Apr 22, 2010

The Admiral Hits an Iceberg

Guest Column By Dr. G. Terry Madonna and Dr. Michael Young

According to sage Yogi Berra, "it's tough to make predictions, especially about the future."

Nevertheless, we boldly made one about a year ago appraising incumbent Congressman Joe Sestak's primary race against born-again Democrat Arlen Specter. We ended the article this way: "Today the Admiral (Sestak), despite his many assets, looks less the prospective giant killer and more the kamikaze mission recruit. He might fool us all. But don't bet on it."

Well now you can bet on it! Sestak remains the longest of long shots to beat Specter. The kamikaze mission is cleared for takeoff. The surname on Pennsylvania's Democratic U.S. Senate ballot this fall will indeed start with an S. But the S will be for Specter, not Sestak.

This conclusion, however, is far from the conventional reasoning on this race. A recent boomlet in Sestak stock has been taking place thanks to some national media spinning a come-from-behind victory scenario-a script embraced enthusiastically by fervent Specter haters hoping against hope that the senator they love to hate will finally meet his just desserts.

Maybe someday! But it's not likely to happen in May.

Sestak, despite a compelling personal narrative, a take-no-prisoners campaign style, and some early success in fundraising, has struggled against the resilient Specter. Real Clear Politics' recent polls average tracks him running some 14 points behind Specter. And his most recent fundraising report shows the last quarter was his worst yet for raising new money.

Equally ominous, perhaps, is the tone of much state media coverage on the race. Emblematic was the Philadelphia Inquirer's recent front-page article concluding that the Sestak campaign "so far has all the traction of a car with four bald tires traversing an icy mountain road."

But why has Sestak's early promise against the embattled Specter now come a cropper, despite the real and serious vulnerabilities incurred by Specter in a record-breaking sixth run for U.S. Senate? Analysis suggests three compelling reasons why Sestak has been unable to exploit the opportunities once available to him, and why Pennsylvania's longest serving senator will live to fight another day after the dust clears on May 18.
  • Organizational Support: Will Rodgers used to joke that he belonged to no organized political party because he was a Democrat. But the Pennsylvania Democratic Party has learned to present a united front when necessary. Just about every important Democrat from Obama to Biden to Casey to Rendell and down the line have jumped on or been pushed onto the Specter express. This is not surprising. A Sestak victory in the primary will be seen as a stunning rebuke for state Democrats. The White House and the state party have considerable credibility at stake.
  • Specter's Political Alchemy: Clark Kent used to jump into a convenient phone booth to don his Superman cloak. Specter this year has reprised the trick politically by changing into a true-blue, 100%-pure Democrat faster than a speeding bullet. For 28 years Specter was an uncertain part-time Republican; now in a single election year he has become an unambiguous full-time Democrat. In doing so he has effectively undercut Sestak's charges that he is not a real Democrat. In fact Specter has become the ultimate loyal Democrat, vigorously supporting his new party and its new president's agenda some 95 percent of the time. Specter has become more of an Obama Democrat than Obama himself, even recanting a few of his past Republican heresies-such as his recent suggestion that supporting John Roberts to the Supreme Court was a mistake.
  • Sestak's Strategy: Sestak's plan to beat Specter in the final days of the race is essentially based on winning undecided voters with a shock-and-awe campaign while undercutting Specter's support. His campaign plans to accomplish this by holding their fire for a final push, flooding the airwaves with anti-Specter themes, and leaving Specter little time to react effectively. It's a strategy that might work in a crowded field of candidates or against a candidate not well known, not well financed, or just inexperienced. Specter, however, is none of these. In almost thirty years in office he has seen it all, confronted it all, and lived through it all. And he will live through the Sestak challenge.

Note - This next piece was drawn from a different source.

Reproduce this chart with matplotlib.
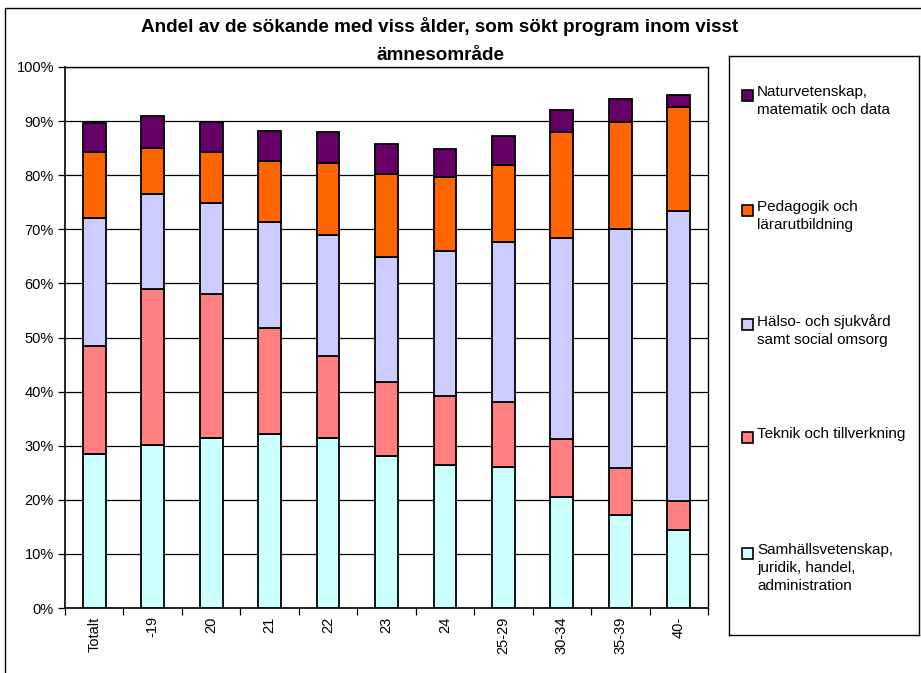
import numpy as np
import matplotlib
matplotlib.use('Agg')
import matplotlib.pyplot as plt
from matplotlib.patches import Rectangle

plt.rcParams['font.family'] = ['Liberation Sans', 'DejaVu Sans']

# Age groups on the x axis
groups = ['Totalt', '-19', '20', '21', '22', '23', '24', '25-29', '30-34', '35-39', '40-']

# Share (%) of applicants per subject area, stacked bottom to top
samhall = [28.5, 30.1, 31.5, 32.2, 31.5, 28.1, 26.4, 26.1, 20.6, 17.1, 14.4]
teknik = [19.9, 28.9, 26.5, 19.6, 15.0, 13.7, 12.7, 12.0, 10.6, 8.7, 5.4]
halso = [23.6, 17.5, 16.8, 19.5, 22.5, 23.1, 26.8, 29.6, 37.1, 44.2, 53.6]
pedagogik = [12.3, 8.5, 9.5, 11.3, 13.3, 15.4, 13.7, 14.2, 19.6, 19.9, 19.2]
natur = [5.3, 5.9, 5.6, 5.6, 5.6, 5.5, 5.2, 5.3, 4.1, 4.2, 2.2]

series = [
    ('Samhällsvetenskap,\njuridik, handel,\nadministration', samhall, '#CCFFFF'),
    ('Teknik och tillverkning', teknik, '#FF8080'),
    ('Hälso- och sjukvård\nsamt social omsorg', halso, '#CCCCFF'),
    ('Pedagogik och\nlärarutbildning', pedagogik, '#FF6600'),
    ('Naturvetenskap,\nmatematik och data', natur, '#660066'),
]

W, H = 921, 673
fig = plt.figure(figsize=(W / 100, H / 100), dpi=100)

# outer chart frame (left and top edges visible)
fig.add_artist(Rectangle((5 / W, -0.2), 2.0, 1.2 - 8 / H, transform=fig.transFigure,
                         fill=False, ec='black', lw=1.0))

ax = fig.add_axes([65 / W, 1 - 608 / H, (708 - 65) / W, (608 - 67) / H])

x = np.arange(len(groups))
bottom = np.zeros(len(groups))
for name, vals, color in series:
    vals = np.array(vals) / 100.0
    ax.bar(x, vals, width=0.39, bottom=bottom, color=color, edgecolor='black',
           linewidth=1.3, zorder=3)
    bottom += vals

ax.set_xlim(-0.5, len(groups) - 0.5)
ax.set_ylim(0, 1)
ax.set_yticks(np.arange(0, 1.01, 0.1))
ax.set_yticklabels([f'{int(round(v * 100))}%' for v in np.arange(0, 1.01, 0.1)], fontsize=10.5)
ax.yaxis.grid(True, color='black', linewidth=0.9, zorder=0)
ax.set_axisbelow(True)

ax.set_xticks(x)
ax.set_xticklabels(groups, rotation=90, fontsize=10.5)
ax.tick_params(axis='x', which='major', length=0, pad=6)
ax.set_xticks(np.arange(-0.5, len(groups), 1.0), minor=True)
ax.tick_params(axis='x', which='minor', length=5, width=0.9, direction='out')
ax.tick_params(axis='y', length=5, width=0.9, direction='out', pad=3)
for s in ax.spines.values():
    s.set_linewidth(1.0)
    s.set_color('black')
ax.spines['left'].set_linewidth(1.2)
ax.spines['bottom'].set_linewidth(1.2)

fig.text(440 / W, 1 - 27 / H, 'Andel av de sökande med viss ålder, som sökt program inom visst',
         ha='center', va='center', fontsize=13.6, fontweight='bold')
fig.text(440 / W, 1 - 55 / H, 'ämnesområde', ha='center', va='center',
         fontsize=13.6, fontweight='bold')

# legend box with evenly spaced entries, top series first
lax = fig.add_axes([729 / W, 1 - 635 / H, (919 - 729) / W, (635 - 56) / H])
lax.set_xlim(729, 919)
lax.set_ylim(635, 56)
lax.set_xticks([])
lax.set_yticks([])
for s in lax.spines.values():
    s.set_linewidth(1.0)
entry_y = [95, 210, 324, 437, 553]
for (name, vals, color), yy in zip(series[::-1], entry_y):
    lax.add_patch(Rectangle((742, yy - 5.5), 11, 11, fc=color, ec='black', lw=1.2))
    lax.text(757, yy - 10, name, ha='left', va='top', fontsize=11, linespacing=1.35)

fig.savefig('out.png', dpi=100)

To live to fight another day, however, is not to live forever. A Specter primary victory would be his first win as a Democrat. It could also be his last. Specter's political life expectancy beyond May looks dicey. His race with Sestak is going to get closer-maybe much closer. Sestak has some $5 million to spend and no rainy day to save it for. Sestak may lose, but in the process he is going to rough up a candidate already roughly treated.

None of this is promising for Specter in November. And he will need all the help he can muster. Running against the formidable presumptive GOP nominee Pat Toomey in a year inauspicious for Democrats, Specter may be facing the toughest race of his political life. The Sestak challenge has wounded Specter in the general election race, forcing him leftward in support of an unpopular president's unpopular agenda. In the end, Specter, in winning the primary battle, may lose the general election war, becoming another causality of the widening polarization engulfing American politics.